On 23.10.24 08:24, Dmitry Vyukov wrote:
Hi Florian, Lorenzo, This looks great! What I am VERY interested in is if poisoned pages cause SIGSEGV even when the access happens in the kernel. Namely, the syscall still returns EFAULT, but also SIGSEGV is queued on return to user-space. Catching bad accesses in system calls is currently the weak spot for all user-space bug detection tools (GWP-ASan, libefence, libefency, etc). It's almost possible with userfaultfd, but catching faults in the kernel requires admin capability, so not really an option for generic bug detection tools (+inconvinience of userfaultfd setup/handler). Intercepting all EFAULT from syscalls is not generally possible (w/o ptrace, usually not an option as well), and EFAULT does not always mean a bug. Triggering SIGSEGV even in syscalls would be not just a performance optimization, but a new useful capability that would allow it to catch more bugs.

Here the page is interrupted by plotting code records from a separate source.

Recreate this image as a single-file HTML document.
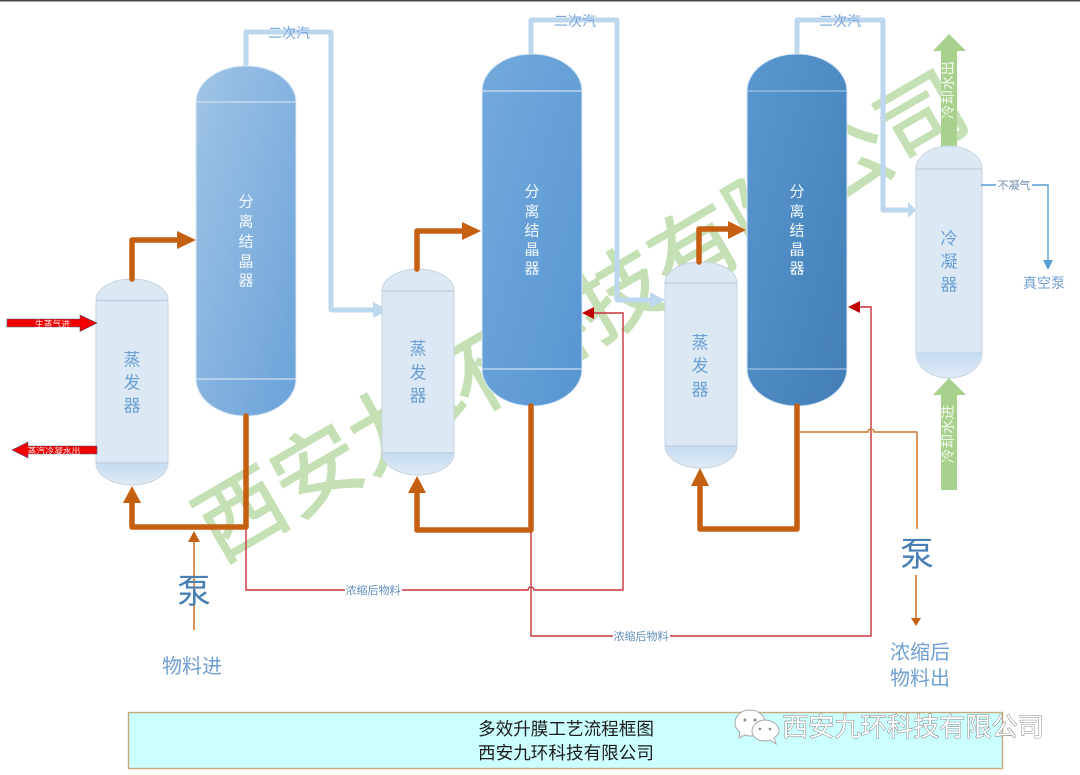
<!DOCTYPE html>
<html lang="zh">
<head>
<meta charset="utf-8">
<title>多效升膜工艺流程框图</title>
<style>
html,body{margin:0;padding:0;background:#fff;width:1080px;height:775px;overflow:hidden}
svg{display:block;filter:blur(.35px)}
text{font-family:"Liberation Sans","Noto Sans CJK SC",sans-serif;text-anchor:middle;dominant-baseline:central}
</style>
</head>
<body>
<svg width="1080" height="775" viewBox="0 0 1080 775" xmlns="http://www.w3.org/2000/svg">
<defs>
<linearGradient id="s1" x1="0" y1="0" x2="1" y2="1"><stop offset="0" stop-color="#a0c4e6"/><stop offset="1" stop-color="#6aa2d9"/></linearGradient>
<linearGradient id="s2" x1="0" y1="0" x2="1" y2="1"><stop offset="0" stop-color="#74aadd"/><stop offset="1" stop-color="#5795d1"/></linearGradient>
<linearGradient id="s3" x1="0" y1="0" x2="1" y2="1"><stop offset="0" stop-color="#5a96d0"/><stop offset="1" stop-color="#437fb6"/></linearGradient>
<linearGradient id="cap" x1="0" y1="0" x2="0" y2="1"><stop offset="0" stop-color="#c4dbf0"/><stop offset="1" stop-color="#dfeaf5"/></linearGradient>
</defs>
<rect width="1080" height="775" fill="#fff"/>
<rect width="1080" height="1.5" fill="#444"/>

<!-- background watermark -->
<text transform="translate(582 317) rotate(-30.2)" font-size="87.500" fill="#c5e0b4" stroke="#c5e0b4" stroke-width="1.600">西安九环科技有限公司</text>

<!-- secondary steam pipes -->
<g fill="none" stroke="#bdd7ee" stroke-width="5" stroke-linejoin="round">
<path d="M246 68V32H331V310H374"/>
<path d="M531 56V20H617V300H652"/>
<path d="M797 56V20H883V210H909"/>
</g>
<g fill="#bdd7ee">
<path d="M389 310L373 302V318Z"/>
<path d="M665 300L650 292V308Z"/>
<path d="M916 210L908 202V218Z"/>
</g>

<!-- green cooling water arrows -->
<path d="M941 148V51H933L949 34L966 51H957V148Z" fill="#a9d18e"/>
<path d="M941 490V395H933L949 378L966 395H957V490Z" fill="#a9d18e"/>
<text transform="translate(949 90) rotate(-90)" font-size="14.500" fill="#f2f8ee">冷却水出</text>
<text transform="translate(949 434) rotate(-90)" font-size="14.500" fill="#f2f8ee">冷却水进</text>

<!-- separators -->
<g stroke="#dbe9f6" stroke-width="1">
<path d="M196 102A50 36 0 0 1 296 102V379A50 37 0 0 1 196 379Z" fill="url(#s1)"/>
<path d="M482 91A50 37 0 0 1 582 91V369A50 37 0 0 1 482 369Z" fill="url(#s2)"/>
<path d="M747 91A50 37 0 0 1 847 91V369A50 37 0 0 1 747 369Z" fill="url(#s3)"/>
</g>
<g stroke="#cfe0f1" stroke-width="1.200">
<path d="M196 102H296M196 379H296M482 91H582M482 369H582"/>
<path d="M747 91H847M747 369H847" stroke="#9fc0e0"/>
</g>

<!-- evaporators / condenser -->
<g fill="#dce8f4" stroke="#c6d3e0" stroke-width="1">
<path d="M96 300A36 21 0 0 1 168 300V463A36 22 0 0 1 96 463Z"/>
<path d="M382 291A36 22 0 0 1 454 291V453A36 22 0 0 1 382 453Z"/>
<path d="M665 283A36 21 0 0 1 737 283V446A36 22 0 0 1 665 446Z"/>
<path d="M916 169A33 23 0 0 1 982 169V353A33 25 0 0 1 916 353Z"/>
</g>
<g fill="url(#cap)">
<path d="M97 463H167A35 21 0 0 1 97 463Z"/>
<path d="M383 453H453A35 21 0 0 1 383 453Z"/>
<path d="M666 446H736A35 21 0 0 1 666 446Z"/>
<path d="M917 353H981A32 24 0 0 1 917 353Z"/>
</g>
<g stroke="#bfccd9" stroke-width="1.200">
<path d="M96 300.500H168M96 463H168M382 291H454M382 453H454M665 283H737M665 446H737M916 169H982"/>
<path d="M916 353H982" stroke="#bcd6ee"/>
</g>

<!-- thin red recycle lines -->
<g fill="none" stroke="#c8343c" stroke-width="1.400">
<path d="M246 527V590H528A3 3 0 0 1 534 590H623V313H594"/>
<path d="M531 530V636H871V307H860"/>
</g>
<path d="M582 313L594 307V319Z" fill="#c00000"/>
<path d="M848 307L860 301V313Z" fill="#c00000"/>
<rect x="345" y="584" width="57" height="12" fill="#fff"/>
<rect x="613" y="630" width="57" height="12" fill="#fff"/>
<text x="373" y="591" font-size="11" fill="#5f8fbd">浓缩后物料</text>
<text x="641" y="637" font-size="11" fill="#5f8fbd">浓缩后物料</text>

<!-- thick orange pipes -->
<g fill="none" stroke="#c55f12" stroke-width="5.500" stroke-linejoin="round" stroke-linecap="round">
<path d="M132 279V240H178"/>
<path d="M132 500V527H246V416"/>
<path d="M417 269V231H463"/>
<path d="M417 490V530H531V406"/>
<path d="M699 262V229H730"/>
<path d="M700 484V529H797V406"/>
</g>
<g fill="#c55f12">
<path d="M196 240L177 231V249Z"/>
<path d="M132 486L123 503H141Z"/>
<path d="M481 231L462 222V240Z"/>
<path d="M417 476L408 493H426Z"/>
<path d="M746 230L728 221V239Z"/>
<path d="M700 468L691 486H709Z"/>
<path d="M194 531L188 542H200Z"/>
<path d="M916 626L911 618H921Z"/>
</g>
<g fill="none" stroke="#c96a24" stroke-width="1.500">
<path d="M194 540V630"/>
<path d="M916 575V620"/>
</g>
<path d="M800 432H868A3 3 0 0 1 874 432H917V529" fill="none" stroke="#d2752f" stroke-width="1.500"/>

<!-- blue vacuum line -->
<path d="M981 185H1048V262" fill="none" stroke="#5b9bd5" stroke-width="1.400"/>
<path d="M1048 270L1043 260H1053Z" fill="#5b9bd5"/>
<rect x="996" y="179" width="36" height="12" fill="#fff"/>
<text x="1014" y="186" font-size="11" fill="#6f8fb0">不凝气</text>
<text x="1044" y="283" font-size="14" fill="#6f9fd2">真空泵</text>

<!-- red steam arrows -->
<path d="M7 319H80V315L97 323L80 331.500V327H7Z" fill="#f00000" stroke="#4a5a80" stroke-width=".6"/>
<text x="52.500" y="324" font-size="8.800" fill="#ffe4e4">生蒸气进</text>
<path d="M97 446H28V442L12 450L28 458V454H97Z" fill="#f00000" stroke="#4a5a80" stroke-width=".6"/>
<text x="54" y="451" font-size="8.800" fill="#ffe4e4">蒸汽冷凝水出</text>

<!-- steam labels -->
<g font-size="14" fill="#7ba7d9">
<text x="289" y="33">二次汽</text>
<text x="575" y="21">二次汽</text>
<text x="840" y="21">二次汽</text>
</g>

<!-- separator labels -->
<g font-size="15" fill="#f2f7fc">
<text x="246" y="202">分</text><text x="246" y="222">离</text><text x="246" y="242">结</text><text x="246" y="262">晶</text><text x="246" y="281">器</text>
<text x="532" y="192">分</text><text x="532" y="212">离</text><text x="532" y="231">结</text><text x="532" y="250">晶</text><text x="532" y="269">器</text>
<text x="797" y="192">分</text><text x="797" y="212">离</text><text x="797" y="231">结</text><text x="797" y="250">晶</text><text x="797" y="269">器</text>
</g>

<!-- evaporator labels -->
<g font-size="17" fill="#6a9fd4">
<text x="132" y="360">蒸</text><text x="132" y="383">发</text><text x="132" y="406">器</text>
<text x="418" y="349">蒸</text><text x="418" y="373">发</text><text x="418" y="396">器</text>
<text x="700" y="343">蒸</text><text x="700" y="366">发</text><text x="700" y="390">器</text>
<text x="949" y="239">冷</text><text x="949" y="262">凝</text><text x="949" y="285">器</text>
</g>

<!-- pumps and material labels -->
<text x="194" y="592" font-size="34" fill="#4a7fb5">泵</text>
<text x="917" y="555" font-size="34" fill="#4a7fb5">泵</text>
<text x="192" y="667" font-size="20" fill="#6f9fd2">物料进</text>
<text x="920" y="653" font-size="20" fill="#6f9fd2">浓缩后</text>
<text x="920" y="679" font-size="20" fill="#6f9fd2">物料出</text>

<!-- title box -->
<rect x="128.500" y="712.500" width="874" height="56" fill="#ccffff" stroke="#c9a77c" stroke-width="1.400"/>
<text x="566" y="729" font-size="17.600" fill="#1a1a1a">多效升膜工艺流程框图</text>
<text x="566" y="753" font-size="17.600" fill="#1a1a1a">西安九环科技有限公司</text>

<!-- WeChat mark and caption -->
<g fill="#fff" stroke="#a8a8a8" stroke-width="1">
<path d="M750 710C741 710 735 716 735 723C735 727 737 730 740 732L739 738L745 735C747 736 749 736 751 736C758 736 765 730 765 723C765 716 759 710 750 710Z"/>
<path d="M765 720C758 720 752 725 752 731C752 737 758 741 765 741C767 741 769 741 770 740L776 744L774 738C777 736 779 734 779 731C779 725 772 720 765 720Z"/>
</g>
<g fill="#8a8a8a"><circle cx="745" cy="720" r="1.500"/><circle cx="755" cy="720" r="1.500"/><circle cx="760" cy="729" r="1.300"/><circle cx="770" cy="729" r="1.300"/></g>
<text x="913" y="727" font-size="26.200" fill="#fff" stroke="#666" stroke-width=".8" paint-order="stroke">西安九环科技有限公司</text>
</svg>
</body>
</html>
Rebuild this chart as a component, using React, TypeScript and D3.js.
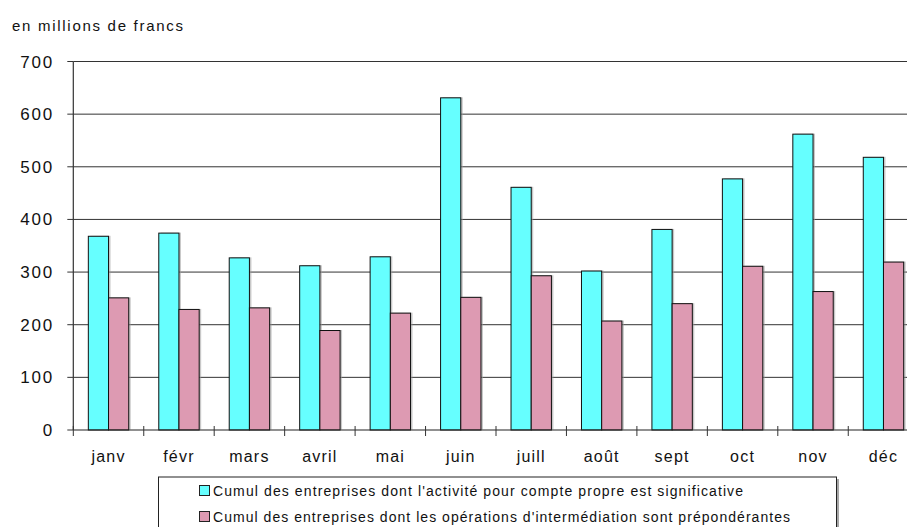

Right, we discussed that offline also as a possible extension to the userfaultfd SIGBUS mode.
I did not look into that yet, but I was wonder if there could be cases where a different process could trigger that SIGSEGV, and how to (and if to) handle that.
For example, ptrace (access_remote_vm()) -> GUP likely can trigger that. I think with userfaultfd() we will currently return -EFAULT, because we call get_user_page_vma_remote() that is not prepared for dropping the mmap lock. Possibly that is the right thing to do, but not sure :)
These "remote" faults set FOLL_REMOTE -> FAULT_FLAG_REMOTE, so we might be able to distinguish them and perform different handling.
-- Cheers, David / dhildenb